Early Voting at The Met
The museum is one of 16 additional early voting sites formally approved by the Board of Elections
To help avoid last fall’s early voting fiasco – which saw Upper East Siders waiting for hours in long lines to cast their ballots – the Metropolitan Museum of Art is stepping up as an additional polling site for the June primary.
Assembly Member Rebecca Seawright, who represents part of the Upper East Side and Roosevelt Island, announced this week The Met’s plans to open its doors to voters for the first time in its 151-year history. The museum will be open for early voting from June 12 to 20 and for the primary election on June 22. New Yorkers from both parties will be picking their nominees for mayor, City Council, borough president, district attorney, and other offices.
The museum is one of the 16 additional early voting sites formally approved by the New York City Board of Elections, now totaling 104 sites citywide for the June primary.
“We commend President and CEO Daniel H. Weiss for setting an example in civic leadership for which The Met is internationally recognized,” Seawright said in a statement. “More early voting locations will eliminate lines and long wait times.”

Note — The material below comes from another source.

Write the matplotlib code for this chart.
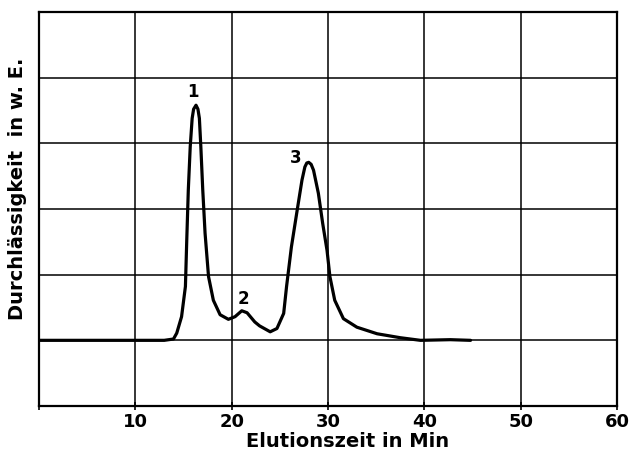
import matplotlib
matplotlib.use("Agg")
import matplotlib.pyplot as plt

# elution trace (time in min, transmission in arbitrary units)
zeit = [0.0, 5.0, 10.0, 13.0, 13.96, 14.3, 14.8, 15.2, 15.34, 15.5, 15.7, 15.9,
        16.05, 16.3, 16.5, 16.65, 16.8, 17.0, 17.24, 17.6, 18.1, 18.8, 19.66,
        20.35, 21.05, 21.6, 22.4, 22.9, 24.0, 24.7, 25.4, 25.7, 26.2, 26.8, 27.3,
        27.6, 27.8, 28.0, 28.25, 28.5, 29.0, 29.45, 29.9, 30.2, 30.7, 31.6, 33.0,
        35.1, 37.5, 39.6, 42.7, 44.8]
signal = [1.0, 1.0, 1.0, 1.0, 1.02, 1.11, 1.36, 1.82, 2.53, 3.29, 3.95, 4.38,
          4.52, 4.58, 4.52, 4.38, 3.95, 3.29, 2.63, 1.97, 1.61, 1.39, 1.32,
          1.36, 1.45, 1.42, 1.28, 1.22, 1.13, 1.18, 1.41, 1.82, 2.42, 2.98, 3.44,
          3.64, 3.70, 3.71, 3.68, 3.59, 3.24, 2.78, 2.37, 1.97, 1.61, 1.33, 1.20,
          1.10, 1.04, 1.0, 1.01, 1.0]

peak_labels = ["1", "2", "3"]
peak_x = [16.0, 21.2, 26.6]
peak_y = [4.78, 1.63, 3.77]

x_ticks = [0, 10, 20, 30, 40, 50, 60]
x_ticklabels = ["", "10", "20", "30", "40", "50", "60"]

fig = plt.figure(figsize=(6.33, 4.54), dpi=100)
ax = fig.add_axes([0.0616, 0.1057, 0.9131, 0.868])

ax.plot(zeit, signal, color="black", lw=2.3, solid_capstyle="round",
        solid_joinstyle="round", zorder=3)

for lab, px, py in zip(peak_labels, peak_x, peak_y):
    ax.text(px, py, lab, ha="center", va="center", fontsize=12,
            fontweight="bold", color="black")

ax.set_xlim(0, 60)
ax.set_ylim(0, 6)
ax.set_xticks(x_ticks)
ax.set_xticklabels(x_ticklabels, fontsize=13, fontweight="bold")
ax.set_yticks([0, 1, 2, 3, 4, 5, 6])
ax.set_yticklabels([])
ax.tick_params(axis="x", direction="inout", length=6, width=1.2, pad=2)
ax.tick_params(axis="y", length=0)
ax.grid(True, color="black", lw=1.1)

for s in ax.spines.values():
    s.set_linewidth(1.6)

ax.set_xlabel("Elutionszeit in Min", fontsize=14, fontweight="bold")
ax.xaxis.set_label_coords(0.533, -0.066)
ax.set_ylabel("Durchlässigkeit  in w. E.", fontsize=14, fontweight="bold")
ax.yaxis.set_label_coords(-0.02, 0.55)

fig.savefig("out.png", dpi=100)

Seawright initially pushed for more early voting sites last fall when 118,000 eligible voters were all assigned to a single polling site at Robert F. Wagner Middle School on the UES, resulting in wait times lasting in some cases several hours. At the time, the assembly member threatened litigation if the BOE did not open an additional location in order to alleviate the overburdened site, describing the situation as a “horrendous treatment of the disabled, senior citizens, and working men and women - voters who have stood in line for several hours to cast their ballots, including in the rain.” In response, the BOE eventually added Marymount Manhattan College to its roster of early voting sites.
In preparation of the June primary, Seawright and some of her East Side colleagues helped secure The Met as a polling site with a letter to Weiss and the BOE pointing out the lack of locations in the neighborhood.
“During the last Presidential election, the New York City Board of Elections deployed only 9 early voting sites for more than 1.18 Million voters in Manhattan (roughly one assigned site per 131,270 voters),” the officials wrote. “That’s more than double the ratio of voters per site prescribed by the law, rendering Manhattan the most under-served locality for early voting access in the City and the State.”
The BOE approved the site Tuesday. Marymount College and Robert H. Wagner Middle School will be open to East Side voters again this year. To find out your assigned early voting and Election Day polling place, visit findmypollsite.vote.nyc.